**Recorded data**
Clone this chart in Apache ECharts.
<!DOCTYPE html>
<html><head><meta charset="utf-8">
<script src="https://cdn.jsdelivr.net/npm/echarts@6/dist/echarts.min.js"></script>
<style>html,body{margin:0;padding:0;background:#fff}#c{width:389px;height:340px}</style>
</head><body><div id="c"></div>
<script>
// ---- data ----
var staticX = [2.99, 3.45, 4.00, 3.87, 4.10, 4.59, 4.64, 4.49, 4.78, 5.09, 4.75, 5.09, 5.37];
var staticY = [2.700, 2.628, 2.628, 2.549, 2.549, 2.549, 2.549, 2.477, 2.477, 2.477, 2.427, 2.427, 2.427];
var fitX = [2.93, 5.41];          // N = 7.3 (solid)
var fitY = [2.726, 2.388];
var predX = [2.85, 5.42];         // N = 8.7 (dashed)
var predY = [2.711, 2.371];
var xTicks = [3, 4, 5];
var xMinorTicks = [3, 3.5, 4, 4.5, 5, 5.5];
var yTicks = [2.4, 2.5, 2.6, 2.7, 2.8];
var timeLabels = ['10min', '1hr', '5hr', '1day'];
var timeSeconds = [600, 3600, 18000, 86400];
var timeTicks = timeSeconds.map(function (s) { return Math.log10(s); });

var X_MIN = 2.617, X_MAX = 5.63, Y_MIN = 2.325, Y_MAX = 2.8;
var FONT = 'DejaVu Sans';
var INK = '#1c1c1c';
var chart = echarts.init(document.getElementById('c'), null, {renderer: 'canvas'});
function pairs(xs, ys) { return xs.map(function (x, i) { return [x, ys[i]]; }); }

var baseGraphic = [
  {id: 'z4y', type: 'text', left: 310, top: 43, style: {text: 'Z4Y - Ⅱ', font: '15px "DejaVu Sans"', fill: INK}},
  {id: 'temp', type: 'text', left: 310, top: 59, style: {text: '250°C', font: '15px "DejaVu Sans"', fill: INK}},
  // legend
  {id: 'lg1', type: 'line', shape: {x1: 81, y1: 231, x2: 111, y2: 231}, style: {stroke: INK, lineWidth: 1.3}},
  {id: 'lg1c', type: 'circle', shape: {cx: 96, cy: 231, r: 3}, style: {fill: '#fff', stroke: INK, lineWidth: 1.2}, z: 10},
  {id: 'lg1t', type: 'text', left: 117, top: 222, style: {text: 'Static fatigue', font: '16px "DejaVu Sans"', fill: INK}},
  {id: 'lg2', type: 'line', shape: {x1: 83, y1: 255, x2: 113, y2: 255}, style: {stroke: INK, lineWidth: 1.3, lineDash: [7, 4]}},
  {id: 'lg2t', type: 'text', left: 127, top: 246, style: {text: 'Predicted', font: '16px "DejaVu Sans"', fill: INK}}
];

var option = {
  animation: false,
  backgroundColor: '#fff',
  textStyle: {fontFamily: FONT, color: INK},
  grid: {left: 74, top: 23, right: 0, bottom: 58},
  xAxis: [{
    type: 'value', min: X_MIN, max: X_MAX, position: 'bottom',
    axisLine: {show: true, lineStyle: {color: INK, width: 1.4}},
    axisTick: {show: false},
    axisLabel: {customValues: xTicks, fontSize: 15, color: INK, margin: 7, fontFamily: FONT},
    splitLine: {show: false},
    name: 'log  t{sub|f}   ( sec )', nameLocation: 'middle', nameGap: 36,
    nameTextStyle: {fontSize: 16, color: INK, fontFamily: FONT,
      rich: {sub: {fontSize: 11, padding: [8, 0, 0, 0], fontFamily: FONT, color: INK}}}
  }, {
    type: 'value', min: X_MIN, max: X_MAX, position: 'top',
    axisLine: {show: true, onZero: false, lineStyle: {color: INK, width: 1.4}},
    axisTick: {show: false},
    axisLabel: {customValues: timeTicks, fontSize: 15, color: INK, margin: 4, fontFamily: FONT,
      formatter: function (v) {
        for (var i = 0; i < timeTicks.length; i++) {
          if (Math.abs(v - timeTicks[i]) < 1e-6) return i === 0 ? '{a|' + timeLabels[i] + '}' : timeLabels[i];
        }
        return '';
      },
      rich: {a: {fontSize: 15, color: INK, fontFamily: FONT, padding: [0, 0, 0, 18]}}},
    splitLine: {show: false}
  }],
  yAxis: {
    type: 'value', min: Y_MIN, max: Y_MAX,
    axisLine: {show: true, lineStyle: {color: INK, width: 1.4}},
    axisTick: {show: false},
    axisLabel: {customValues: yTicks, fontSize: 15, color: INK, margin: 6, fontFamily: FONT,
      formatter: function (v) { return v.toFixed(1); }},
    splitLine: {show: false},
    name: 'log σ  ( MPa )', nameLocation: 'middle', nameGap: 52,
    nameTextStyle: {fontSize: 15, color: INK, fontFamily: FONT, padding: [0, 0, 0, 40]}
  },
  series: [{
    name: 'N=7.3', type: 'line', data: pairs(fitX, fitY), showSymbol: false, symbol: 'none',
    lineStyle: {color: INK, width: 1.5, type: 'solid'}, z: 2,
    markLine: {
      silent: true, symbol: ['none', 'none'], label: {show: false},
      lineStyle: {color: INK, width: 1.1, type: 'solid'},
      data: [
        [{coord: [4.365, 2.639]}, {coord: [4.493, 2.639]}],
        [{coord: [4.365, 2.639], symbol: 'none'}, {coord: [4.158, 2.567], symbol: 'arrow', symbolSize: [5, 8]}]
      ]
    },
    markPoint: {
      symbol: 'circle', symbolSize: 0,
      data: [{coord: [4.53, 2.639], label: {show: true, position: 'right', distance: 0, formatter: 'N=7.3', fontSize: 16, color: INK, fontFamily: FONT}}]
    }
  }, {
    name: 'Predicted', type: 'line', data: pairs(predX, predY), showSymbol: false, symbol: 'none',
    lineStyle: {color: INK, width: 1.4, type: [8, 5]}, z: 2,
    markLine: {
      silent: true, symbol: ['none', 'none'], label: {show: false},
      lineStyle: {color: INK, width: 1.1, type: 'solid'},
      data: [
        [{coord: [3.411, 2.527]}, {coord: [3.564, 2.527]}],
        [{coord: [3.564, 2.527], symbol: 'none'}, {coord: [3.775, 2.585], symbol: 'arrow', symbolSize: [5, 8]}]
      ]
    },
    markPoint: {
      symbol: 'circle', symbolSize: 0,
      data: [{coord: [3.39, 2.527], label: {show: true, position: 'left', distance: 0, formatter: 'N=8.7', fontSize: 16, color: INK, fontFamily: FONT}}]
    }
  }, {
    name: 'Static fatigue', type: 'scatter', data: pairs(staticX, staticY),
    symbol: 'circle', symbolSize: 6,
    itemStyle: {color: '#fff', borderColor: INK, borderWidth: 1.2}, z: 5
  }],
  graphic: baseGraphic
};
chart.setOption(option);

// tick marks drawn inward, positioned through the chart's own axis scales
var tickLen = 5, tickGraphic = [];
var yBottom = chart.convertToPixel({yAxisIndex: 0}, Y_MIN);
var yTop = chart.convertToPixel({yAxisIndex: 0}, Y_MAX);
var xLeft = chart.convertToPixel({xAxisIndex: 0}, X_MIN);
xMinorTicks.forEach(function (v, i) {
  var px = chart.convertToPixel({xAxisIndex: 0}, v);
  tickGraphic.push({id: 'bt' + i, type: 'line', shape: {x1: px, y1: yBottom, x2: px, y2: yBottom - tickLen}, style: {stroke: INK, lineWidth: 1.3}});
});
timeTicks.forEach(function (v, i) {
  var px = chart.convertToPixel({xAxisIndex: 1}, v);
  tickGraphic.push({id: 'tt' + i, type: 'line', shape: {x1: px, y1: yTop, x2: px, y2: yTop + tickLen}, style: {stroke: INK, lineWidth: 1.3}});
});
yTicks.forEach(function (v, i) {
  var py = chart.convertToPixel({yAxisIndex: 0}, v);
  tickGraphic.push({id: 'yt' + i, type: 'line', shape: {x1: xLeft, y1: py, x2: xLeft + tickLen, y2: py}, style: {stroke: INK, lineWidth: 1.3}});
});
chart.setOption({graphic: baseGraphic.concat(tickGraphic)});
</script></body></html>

**Requirements**
Quote exactly the stretch of lines above that starts at the first one and ends at the line with "function pairs(xs, ys)", and nothing beyond it.

**Solved problem**
Clone this chart in Apache ECharts.
<!DOCTYPE html>
<html><head><meta charset="utf-8">
<script src="https://cdn.jsdelivr.net/npm/echarts@6/dist/echarts.min.js"></script>
<style>html,body{margin:0;padding:0;background:#fff}#c{width:389px;height:340px}</style>
</head><body><div id="c"></div>
<script>
// ---- data ----
var staticX = [2.99, 3.45, 4.00, 3.87, 4.10, 4.59, 4.64, 4.49, 4.78, 5.09, 4.75, 5.09, 5.37];
var staticY = [2.700, 2.628, 2.628, 2.549, 2.549, 2.549, 2.549, 2.477, 2.477, 2.477, 2.427, 2.427, 2.427];
var fitX = [2.93, 5.41];          // N = 7.3 (solid)
var fitY = [2.726, 2.388];
var predX = [2.85, 5.42];         // N = 8.7 (dashed)
var predY = [2.711, 2.371];
var xTicks = [3, 4, 5];
var xMinorTicks = [3, 3.5, 4, 4.5, 5, 5.5];
var yTicks = [2.4, 2.5, 2.6, 2.7, 2.8];
var timeLabels = ['10min', '1hr', '5hr', '1day'];
var timeSeconds = [600, 3600, 18000, 86400];
var timeTicks = timeSeconds.map(function (s) { return Math.log10(s); });

var X_MIN = 2.617, X_MAX = 5.63, Y_MIN = 2.325, Y_MAX = 2.8;
var FONT = 'DejaVu Sans';
var INK = '#1c1c1c';
var chart = echarts.init(document.getElementById('c'), null, {renderer: 'canvas'});
function pairs(xs, ys) { return xs.map(function (x, i) { return [x, ys[i]]; }); }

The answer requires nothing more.